-- WHAT TO WORK ON --
Omit all pictures. Copy the rest of the material exactly.

+++ DATA SEGMENT +++

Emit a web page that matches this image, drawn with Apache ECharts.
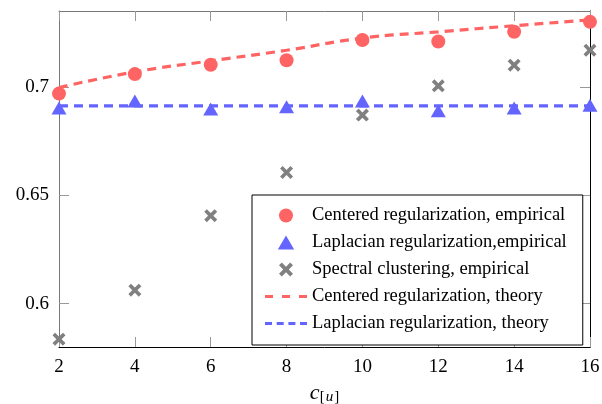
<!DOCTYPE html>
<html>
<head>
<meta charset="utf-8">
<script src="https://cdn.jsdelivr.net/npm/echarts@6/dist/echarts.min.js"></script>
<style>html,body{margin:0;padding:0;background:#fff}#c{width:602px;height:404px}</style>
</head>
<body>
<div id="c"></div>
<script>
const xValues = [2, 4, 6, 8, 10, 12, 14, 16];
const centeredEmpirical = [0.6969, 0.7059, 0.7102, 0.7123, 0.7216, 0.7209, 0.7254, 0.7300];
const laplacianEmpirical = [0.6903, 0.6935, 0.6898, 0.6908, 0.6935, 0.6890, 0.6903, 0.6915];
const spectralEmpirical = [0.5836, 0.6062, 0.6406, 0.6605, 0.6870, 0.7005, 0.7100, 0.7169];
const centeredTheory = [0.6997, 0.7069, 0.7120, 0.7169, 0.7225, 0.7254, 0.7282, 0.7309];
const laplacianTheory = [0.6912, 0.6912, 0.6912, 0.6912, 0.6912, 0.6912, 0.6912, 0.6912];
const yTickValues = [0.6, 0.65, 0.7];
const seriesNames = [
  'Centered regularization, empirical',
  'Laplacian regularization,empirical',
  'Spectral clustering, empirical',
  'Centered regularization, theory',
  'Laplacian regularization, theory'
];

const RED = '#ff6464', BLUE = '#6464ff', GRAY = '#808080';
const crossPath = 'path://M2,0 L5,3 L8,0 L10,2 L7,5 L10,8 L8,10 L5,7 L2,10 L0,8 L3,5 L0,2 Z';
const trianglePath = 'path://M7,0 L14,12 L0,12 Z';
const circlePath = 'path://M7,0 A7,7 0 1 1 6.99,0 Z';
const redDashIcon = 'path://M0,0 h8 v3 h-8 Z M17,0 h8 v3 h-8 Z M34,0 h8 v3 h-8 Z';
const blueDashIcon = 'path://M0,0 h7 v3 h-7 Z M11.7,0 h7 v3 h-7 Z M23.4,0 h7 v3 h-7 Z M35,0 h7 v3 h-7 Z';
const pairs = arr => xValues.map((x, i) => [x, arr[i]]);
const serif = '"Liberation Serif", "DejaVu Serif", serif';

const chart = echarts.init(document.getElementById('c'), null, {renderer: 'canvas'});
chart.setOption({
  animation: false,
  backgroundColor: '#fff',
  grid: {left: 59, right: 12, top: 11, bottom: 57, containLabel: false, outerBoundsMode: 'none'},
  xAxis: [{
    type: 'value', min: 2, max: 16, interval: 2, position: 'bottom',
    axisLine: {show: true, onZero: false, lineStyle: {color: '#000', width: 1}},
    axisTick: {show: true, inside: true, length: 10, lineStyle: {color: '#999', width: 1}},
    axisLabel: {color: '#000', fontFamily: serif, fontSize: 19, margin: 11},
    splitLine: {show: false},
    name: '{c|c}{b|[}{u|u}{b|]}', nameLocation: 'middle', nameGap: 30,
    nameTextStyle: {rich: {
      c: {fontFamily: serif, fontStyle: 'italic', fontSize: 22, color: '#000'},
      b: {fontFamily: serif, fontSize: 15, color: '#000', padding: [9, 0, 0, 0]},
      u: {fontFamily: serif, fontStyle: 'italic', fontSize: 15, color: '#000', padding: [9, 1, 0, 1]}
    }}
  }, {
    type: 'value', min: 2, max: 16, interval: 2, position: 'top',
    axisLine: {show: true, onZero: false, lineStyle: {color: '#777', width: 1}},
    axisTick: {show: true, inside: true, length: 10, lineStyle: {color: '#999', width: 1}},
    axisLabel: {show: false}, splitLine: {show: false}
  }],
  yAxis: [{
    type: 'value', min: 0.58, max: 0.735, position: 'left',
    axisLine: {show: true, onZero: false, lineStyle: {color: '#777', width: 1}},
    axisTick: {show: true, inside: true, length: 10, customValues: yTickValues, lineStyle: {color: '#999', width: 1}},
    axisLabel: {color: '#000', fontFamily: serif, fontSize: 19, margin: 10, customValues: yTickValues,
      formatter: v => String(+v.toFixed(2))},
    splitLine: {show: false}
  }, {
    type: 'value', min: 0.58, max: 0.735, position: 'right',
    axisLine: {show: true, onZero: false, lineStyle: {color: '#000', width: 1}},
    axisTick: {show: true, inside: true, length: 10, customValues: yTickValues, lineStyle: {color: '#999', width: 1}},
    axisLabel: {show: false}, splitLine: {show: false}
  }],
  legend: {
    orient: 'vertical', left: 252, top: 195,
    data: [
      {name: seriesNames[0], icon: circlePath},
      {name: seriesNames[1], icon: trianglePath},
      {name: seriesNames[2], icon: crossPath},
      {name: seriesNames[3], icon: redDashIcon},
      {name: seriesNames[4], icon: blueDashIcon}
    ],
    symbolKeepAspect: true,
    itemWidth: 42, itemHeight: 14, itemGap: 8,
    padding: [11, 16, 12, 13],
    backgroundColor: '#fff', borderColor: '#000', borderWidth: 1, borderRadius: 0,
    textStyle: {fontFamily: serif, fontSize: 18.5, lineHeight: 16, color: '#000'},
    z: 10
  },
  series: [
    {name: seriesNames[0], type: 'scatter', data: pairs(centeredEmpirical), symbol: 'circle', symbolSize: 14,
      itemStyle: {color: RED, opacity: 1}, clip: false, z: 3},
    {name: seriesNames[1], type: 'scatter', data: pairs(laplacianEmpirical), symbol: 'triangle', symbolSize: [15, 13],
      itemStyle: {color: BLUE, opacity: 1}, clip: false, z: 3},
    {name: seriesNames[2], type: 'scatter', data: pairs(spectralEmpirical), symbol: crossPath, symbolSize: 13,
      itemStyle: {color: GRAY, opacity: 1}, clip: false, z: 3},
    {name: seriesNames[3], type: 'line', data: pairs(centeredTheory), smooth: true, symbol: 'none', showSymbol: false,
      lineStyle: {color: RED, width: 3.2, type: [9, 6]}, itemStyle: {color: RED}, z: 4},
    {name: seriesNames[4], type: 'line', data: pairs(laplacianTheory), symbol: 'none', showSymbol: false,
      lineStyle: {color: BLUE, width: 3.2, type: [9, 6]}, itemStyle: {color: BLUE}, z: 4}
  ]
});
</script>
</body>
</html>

+++

-- ANSWER TO THIS TASK --
Emit a web page that matches this image, drawn with Apache ECharts.
<!DOCTYPE html>
<html>
<head>
<meta charset="utf-8">
<script src="https://cdn.jsdelivr.net/npm/echarts@6/dist/echarts.min.js"></script>
<style>html,body{margin:0;padding:0;background:#fff}#c{width:602px;height:404px}</style>
</head>
<body>
<div id="c"></div>
<script>
const xValues = [2, 4, 6, 8, 10, 12, 14, 16];
const centeredEmpirical = [0.6969, 0.7059, 0.7102, 0.7123, 0.7216, 0.7209, 0.7254, 0.7300];
const laplacianEmpirical = [0.6903, 0.6935, 0.6898, 0.6908, 0.6935, 0.6890, 0.6903, 0.6915];
const spectralEmpirical = [0.5836, 0.6062, 0.6406, 0.6605, 0.6870, 0.7005, 0.7100, 0.7169];
const centeredTheory = [0.6997, 0.7069, 0.7120, 0.7169, 0.7225, 0.7254, 0.7282, 0.7309];
const laplacianTheory = [0.6912, 0.6912, 0.6912, 0.6912, 0.6912, 0.6912, 0.6912, 0.6912];
const yTickValues = [0.6, 0.65, 0.7];
const seriesNames = [
  'Centered regularization, empirical',
  'Laplacian regularization,empirical',
  'Spectral clustering, empirical',
  'Centered regularization, theory',
  'Laplacian regularization, theory'
];

const RED = '#ff6464', BLUE = '#6464ff', GRAY = '#808080';
const crossPath = 'path://M2,0 L5,3 L8,0 L10,2 L7,5 L10,8 L8,10 L5,7 L2,10 L0,8 L3,5 L0,2 Z';
const trianglePath = 'path://M7,0 L14,12 L0,12 Z';
const circlePath = 'path://M7,0 A7,7 0 1 1 6.99,0 Z';
const redDashIcon = 'path://M0,0 h8 v3 h-8 Z M17,0 h8 v3 h-8 Z M34,0 h8 v3 h-8 Z';
const blueDashIcon = 'path://M0,0 h7 v3 h-7 Z M11.7,0 h7 v3 h-7 Z M23.4,0 h7 v3 h-7 Z M35,0 h7 v3 h-7 Z';
const pairs = arr => xValues.map((x, i) => [x, arr[i]]);
const serif = '"Liberation Serif", "DejaVu Serif", serif';

const chart = echarts.init(document.getElementById('c'), null, {renderer: 'canvas'});
chart.setOption({
  animation: false,
  backgroundColor: '#fff',
  grid: {left: 59, right: 12, top: 11, bottom: 57, containLabel: false, outerBoundsMode: 'none'},
  xAxis: [{
    type: 'value', min: 2, max: 16, interval: 2, position: 'bottom',
    axisLine: {show: true, onZero: false, lineStyle: {color: '#000', width: 1}},
    axisTick: {show: true, inside: true, length: 10, lineStyle: {color: '#999', width: 1}},
    axisLabel: {color: '#000', fontFamily: serif, fontSize: 19, margin: 11},
    splitLine: {show: false},
    name: '{c|c}{b|[}{u|u}{b|]}', nameLocation: 'middle', nameGap: 30,
    nameTextStyle: {rich: {
      c: {fontFamily: serif, fontStyle: 'italic', fontSize: 22, color: '#000'},
      b: {fontFamily: serif, fontSize: 15, color: '#000', padding: [9, 0, 0, 0]},
      u: {fontFamily: serif, fontStyle: 'italic', fontSize: 15, color: '#000', padding: [9, 1, 0, 1]}
    }}
  }, {
    type: 'value', min: 2, max: 16, interval: 2, position: 'top',
    axisLine: {show: true, onZero: false, lineStyle: {color: '#777', width: 1}},
    axisTick: {show: true, inside: true, length: 10, lineStyle: {color: '#999', width: 1}},
    axisLabel: {show: false}, splitLine: {show: false}
  }],
  yAxis: [{
    type: 'value', min: 0.58, max: 0.735, position: 'left',
    axisLine: {show: true, onZero: false, lineStyle: {color: '#777', width: 1}},
    axisTick: {show: true, inside: true, length: 10, customValues: yTickValues, lineStyle: {color: '#999', width: 1}},
    axisLabel: {color: '#000', fontFamily: serif, fontSize: 19, margin: 10, customValues: yTickValues,
      formatter: v => String(+v.toFixed(2))},
    splitLine: {show: false}
  }, {
    type: 'value', min: 0.58, max: 0.735, position: 'right',
    axisLine: {show: true, onZero: false, lineStyle: {color: '#000', width: 1}},
    axisTick: {show: true, inside: true, length: 10, customValues: yTickValues, lineStyle: {color: '#999', width: 1}},
    axisLabel: {show: false}, splitLine: {show: false}
  }],
  legend: {
    orient: 'vertical', left: 252, top: 195,
    data: [
      {name: seriesNames[0], icon: circlePath},
      {name: seriesNames[1], icon: trianglePath},
      {name: seriesNames[2], icon: crossPath},
      {name: seriesNames[3], icon: redDashIcon},
      {name: seriesNames[4], icon: blueDashIcon}
    ],
    symbolKeepAspect: true,
    itemWidth: 42, itemHeight: 14, itemGap: 8,
    padding: [11, 16, 12, 13],
    backgroundColor: '#fff', borderColor: '#000', borderWidth: 1, borderRadius: 0,
    textStyle: {fontFamily: serif, fontSize: 18.5, lineHeight: 16, color: '#000'},
    z: 10
  },
  series: [
    {name: seriesNames[0], type: 'scatter', data: pairs(centeredEmpirical), symbol: 'circle', symbolSize: 14,
      itemStyle: {color: RED, opacity: 1}, clip: false, z: 3},
    {name: seriesNames[1], type: 'scatter', data: pairs(laplacianEmpirical), symbol: 'triangle', symbolSize: [15, 13],
      itemStyle: {color: BLUE, opacity: 1}, clip: false, z: 3},
    {name: seriesNames[2], type: 'scatter', data: pairs(spectralEmpirical), symbol: crossPath, symbolSize: 13,
      itemStyle: {color: GRAY, opacity: 1}, clip: false, z: 3},
    {name: seriesNames[3], type: 'line', data: pairs(centeredTheory), smooth: true, symbol: 'none', showSymbol: false,
      lineStyle: {color: RED, width: 3.2, type: [9, 6]}, itemStyle: {color: RED}, z: 4},
    {name: seriesNames[4], type: 'line', data: pairs(laplacianTheory), symbol: 'none', showSymbol: false,
      lineStyle: {color: BLUE, width: 3.2, type: [9, 6]}, itemStyle: {color: BLUE}, z: 4}
  ]
});
</script>
</body>
</html>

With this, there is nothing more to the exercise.